### WHAT THIS TASK INVOLVES:
The data below should be printed in full, exactly, and without any of its images.

━━━━

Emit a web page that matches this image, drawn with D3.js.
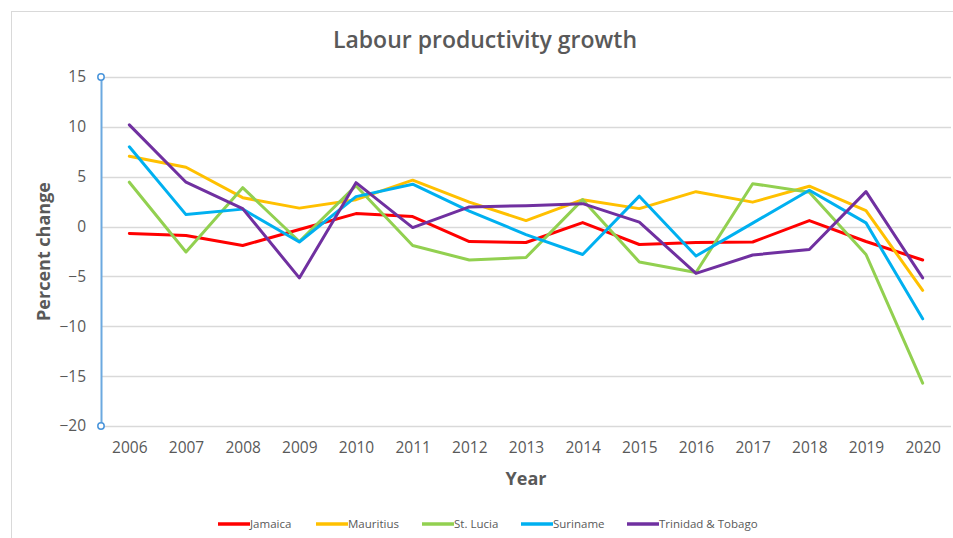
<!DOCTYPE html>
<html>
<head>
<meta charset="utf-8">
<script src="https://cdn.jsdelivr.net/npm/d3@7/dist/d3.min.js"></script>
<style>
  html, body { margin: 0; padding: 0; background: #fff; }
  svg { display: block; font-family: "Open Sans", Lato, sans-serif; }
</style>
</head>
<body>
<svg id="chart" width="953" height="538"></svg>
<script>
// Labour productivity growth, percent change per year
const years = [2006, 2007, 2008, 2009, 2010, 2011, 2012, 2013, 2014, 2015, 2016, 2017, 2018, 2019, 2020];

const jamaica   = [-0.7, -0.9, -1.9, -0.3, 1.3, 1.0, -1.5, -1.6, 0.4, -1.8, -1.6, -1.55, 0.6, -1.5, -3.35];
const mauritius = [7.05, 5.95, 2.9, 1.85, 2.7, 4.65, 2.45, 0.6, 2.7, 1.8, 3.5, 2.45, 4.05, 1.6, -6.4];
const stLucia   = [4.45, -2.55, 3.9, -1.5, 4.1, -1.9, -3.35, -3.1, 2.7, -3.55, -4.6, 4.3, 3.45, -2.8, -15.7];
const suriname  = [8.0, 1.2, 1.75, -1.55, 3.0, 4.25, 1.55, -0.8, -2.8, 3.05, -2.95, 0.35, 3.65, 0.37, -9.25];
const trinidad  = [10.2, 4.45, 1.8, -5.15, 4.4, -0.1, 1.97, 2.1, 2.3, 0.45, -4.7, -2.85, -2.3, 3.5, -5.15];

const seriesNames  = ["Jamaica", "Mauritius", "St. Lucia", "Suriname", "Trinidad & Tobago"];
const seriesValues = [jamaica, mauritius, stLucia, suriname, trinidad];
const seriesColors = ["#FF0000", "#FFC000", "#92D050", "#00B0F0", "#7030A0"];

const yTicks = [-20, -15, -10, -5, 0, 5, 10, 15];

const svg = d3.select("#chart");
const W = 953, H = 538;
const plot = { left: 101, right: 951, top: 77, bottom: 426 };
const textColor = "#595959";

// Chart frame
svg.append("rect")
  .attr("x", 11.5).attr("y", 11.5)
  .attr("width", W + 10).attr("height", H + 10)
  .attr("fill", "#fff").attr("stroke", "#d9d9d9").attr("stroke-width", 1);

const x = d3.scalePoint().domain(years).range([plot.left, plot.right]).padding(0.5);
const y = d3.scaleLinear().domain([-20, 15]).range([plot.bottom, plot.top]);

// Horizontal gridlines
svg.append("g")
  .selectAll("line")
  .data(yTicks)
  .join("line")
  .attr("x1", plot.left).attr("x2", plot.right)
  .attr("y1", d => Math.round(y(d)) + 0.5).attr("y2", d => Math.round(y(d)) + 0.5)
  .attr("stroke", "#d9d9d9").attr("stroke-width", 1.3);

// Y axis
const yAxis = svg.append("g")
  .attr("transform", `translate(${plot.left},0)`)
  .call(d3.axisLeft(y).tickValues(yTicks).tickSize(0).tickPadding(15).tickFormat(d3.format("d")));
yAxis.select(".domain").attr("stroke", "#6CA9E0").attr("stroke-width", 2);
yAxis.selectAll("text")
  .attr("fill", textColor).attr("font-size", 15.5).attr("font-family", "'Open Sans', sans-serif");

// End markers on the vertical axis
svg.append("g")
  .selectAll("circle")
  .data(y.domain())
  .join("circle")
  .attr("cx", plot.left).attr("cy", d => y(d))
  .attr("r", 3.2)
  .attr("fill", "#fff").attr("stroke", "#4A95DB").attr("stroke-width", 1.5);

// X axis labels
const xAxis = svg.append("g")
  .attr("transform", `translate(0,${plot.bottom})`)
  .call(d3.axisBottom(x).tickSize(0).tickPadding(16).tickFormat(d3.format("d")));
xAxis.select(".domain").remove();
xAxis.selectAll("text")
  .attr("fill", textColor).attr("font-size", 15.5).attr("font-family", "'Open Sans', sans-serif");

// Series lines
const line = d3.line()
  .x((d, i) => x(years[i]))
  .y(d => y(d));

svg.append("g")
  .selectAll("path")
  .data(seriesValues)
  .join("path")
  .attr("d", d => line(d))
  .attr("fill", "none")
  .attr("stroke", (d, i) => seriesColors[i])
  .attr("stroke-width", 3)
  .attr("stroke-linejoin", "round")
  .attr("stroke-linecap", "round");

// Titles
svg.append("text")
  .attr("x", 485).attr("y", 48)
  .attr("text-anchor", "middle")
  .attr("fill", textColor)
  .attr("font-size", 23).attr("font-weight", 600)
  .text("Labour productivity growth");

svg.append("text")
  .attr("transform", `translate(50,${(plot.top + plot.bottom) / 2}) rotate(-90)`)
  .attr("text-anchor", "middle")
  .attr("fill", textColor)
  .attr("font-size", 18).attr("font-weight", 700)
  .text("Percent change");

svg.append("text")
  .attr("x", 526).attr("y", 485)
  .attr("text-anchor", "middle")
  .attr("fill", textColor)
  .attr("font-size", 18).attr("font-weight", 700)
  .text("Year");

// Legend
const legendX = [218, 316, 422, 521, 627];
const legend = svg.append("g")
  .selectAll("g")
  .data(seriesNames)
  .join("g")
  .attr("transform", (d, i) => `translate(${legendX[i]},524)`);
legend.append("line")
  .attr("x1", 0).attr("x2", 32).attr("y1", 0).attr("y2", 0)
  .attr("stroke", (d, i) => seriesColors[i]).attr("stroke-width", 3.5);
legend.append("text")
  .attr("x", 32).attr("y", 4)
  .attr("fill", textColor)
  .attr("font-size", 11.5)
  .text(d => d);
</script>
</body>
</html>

━━━━

### ANSWER TO THE EXERCISE:
Emit a web page that matches this image, drawn with D3.js.
<!DOCTYPE html>
<html>
<head>
<meta charset="utf-8">
<script src="https://cdn.jsdelivr.net/npm/d3@7/dist/d3.min.js"></script>
<style>
  html, body { margin: 0; padding: 0; background: #fff; }
  svg { display: block; font-family: "Open Sans", Lato, sans-serif; }
</style>
</head>
<body>
<svg id="chart" width="953" height="538"></svg>
<script>
// Labour productivity growth, percent change per year
const years = [2006, 2007, 2008, 2009, 2010, 2011, 2012, 2013, 2014, 2015, 2016, 2017, 2018, 2019, 2020];

const jamaica   = [-0.7, -0.9, -1.9, -0.3, 1.3, 1.0, -1.5, -1.6, 0.4, -1.8, -1.6, -1.55, 0.6, -1.5, -3.35];
const mauritius = [7.05, 5.95, 2.9, 1.85, 2.7, 4.65, 2.45, 0.6, 2.7, 1.8, 3.5, 2.45, 4.05, 1.6, -6.4];
const stLucia   = [4.45, -2.55, 3.9, -1.5, 4.1, -1.9, -3.35, -3.1, 2.7, -3.55, -4.6, 4.3, 3.45, -2.8, -15.7];
const suriname  = [8.0, 1.2, 1.75, -1.55, 3.0, 4.25, 1.55, -0.8, -2.8, 3.05, -2.95, 0.35, 3.65, 0.37, -9.25];
const trinidad  = [10.2, 4.45, 1.8, -5.15, 4.4, -0.1, 1.97, 2.1, 2.3, 0.45, -4.7, -2.85, -2.3, 3.5, -5.15];

const seriesNames  = ["Jamaica", "Mauritius", "St. Lucia", "Suriname", "Trinidad & Tobago"];
const seriesValues = [jamaica, mauritius, stLucia, suriname, trinidad];
const seriesColors = ["#FF0000", "#FFC000", "#92D050", "#00B0F0", "#7030A0"];

const yTicks = [-20, -15, -10, -5, 0, 5, 10, 15];

const svg = d3.select("#chart");
const W = 953, H = 538;
const plot = { left: 101, right: 951, top: 77, bottom: 426 };
const textColor = "#595959";

// Chart frame
svg.append("rect")
  .attr("x", 11.5).attr("y", 11.5)
  .attr("width", W + 10).attr("height", H + 10)
  .attr("fill", "#fff").attr("stroke", "#d9d9d9").attr("stroke-width", 1);

const x = d3.scalePoint().domain(years).range([plot.left, plot.right]).padding(0.5);
const y = d3.scaleLinear().domain([-20, 15]).range([plot.bottom, plot.top]);

// Horizontal gridlines
svg.append("g")
  .selectAll("line")
  .data(yTicks)
  .join("line")
  .attr("x1", plot.left).attr("x2", plot.right)
  .attr("y1", d => Math.round(y(d)) + 0.5).attr("y2", d => Math.round(y(d)) + 0.5)
  .attr("stroke", "#d9d9d9").attr("stroke-width", 1.3);

// Y axis
const yAxis = svg.append("g")
  .attr("transform", `translate(${plot.left},0)`)
  .call(d3.axisLeft(y).tickValues(yTicks).tickSize(0).tickPadding(15).tickFormat(d3.format("d")));
yAxis.select(".domain").attr("stroke", "#6CA9E0").attr("stroke-width", 2);
yAxis.selectAll("text")
  .attr("fill", textColor).attr("font-size", 15.5).attr("font-family", "'Open Sans', sans-serif");

// End markers on the vertical axis
svg.append("g")
  .selectAll("circle")
  .data(y.domain())
  .join("circle")
  .attr("cx", plot.left).attr("cy", d => y(d))
  .attr("r", 3.2)
  .attr("fill", "#fff").attr("stroke", "#4A95DB").attr("stroke-width", 1.5);

// X axis labels
const xAxis = svg.append("g")
  .attr("transform", `translate(0,${plot.bottom})`)
  .call(d3.axisBottom(x).tickSize(0).tickPadding(16).tickFormat(d3.format("d")));
xAxis.select(".domain").remove();
xAxis.selectAll("text")
  .attr("fill", textColor).attr("font-size", 15.5).attr("font-family", "'Open Sans', sans-serif");

// Series lines
const line = d3.line()
  .x((d, i) => x(years[i]))
  .y(d => y(d));

svg.append("g")
  .selectAll("path")
  .data(seriesValues)
  .join("path")
  .attr("d", d => line(d))
  .attr("fill", "none")
  .attr("stroke", (d, i) => seriesColors[i])
  .attr("stroke-width", 3)
  .attr("stroke-linejoin", "round")
  .attr("stroke-linecap", "round");

// Titles
svg.append("text")
  .attr("x", 485).attr("y", 48)
  .attr("text-anchor", "middle")
  .attr("fill", textColor)
  .attr("font-size", 23).attr("font-weight", 600)
  .text("Labour productivity growth");

svg.append("text")
  .attr("transform", `translate(50,${(plot.top + plot.bottom) / 2}) rotate(-90)`)
  .attr("text-anchor", "middle")
  .attr("fill", textColor)
  .attr("font-size", 18).attr("font-weight", 700)
  .text("Percent change");

svg.append("text")
  .attr("x", 526).attr("y", 485)
  .attr("text-anchor", "middle")
  .attr("fill", textColor)
  .attr("font-size", 18).attr("font-weight", 700)
  .text("Year");

// Legend
const legendX = [218, 316, 422, 521, 627];
const legend = svg.append("g")
  .selectAll("g")
  .data(seriesNames)
  .join("g")
  .attr("transform", (d, i) => `translate(${legendX[i]},524)`);
legend.append("line")
  .attr("x1", 0).attr("x2", 32).attr("y1", 0).attr("y2", 0)
  .attr("stroke", (d, i) => seriesColors[i]).attr("stroke-width", 3.5);
legend.append("text")
  .attr("x", 32).attr("y", 4)
  .attr("fill", textColor)
  .attr("font-size", 11.5)
  .text(d => d);
</script>
</body>
</html>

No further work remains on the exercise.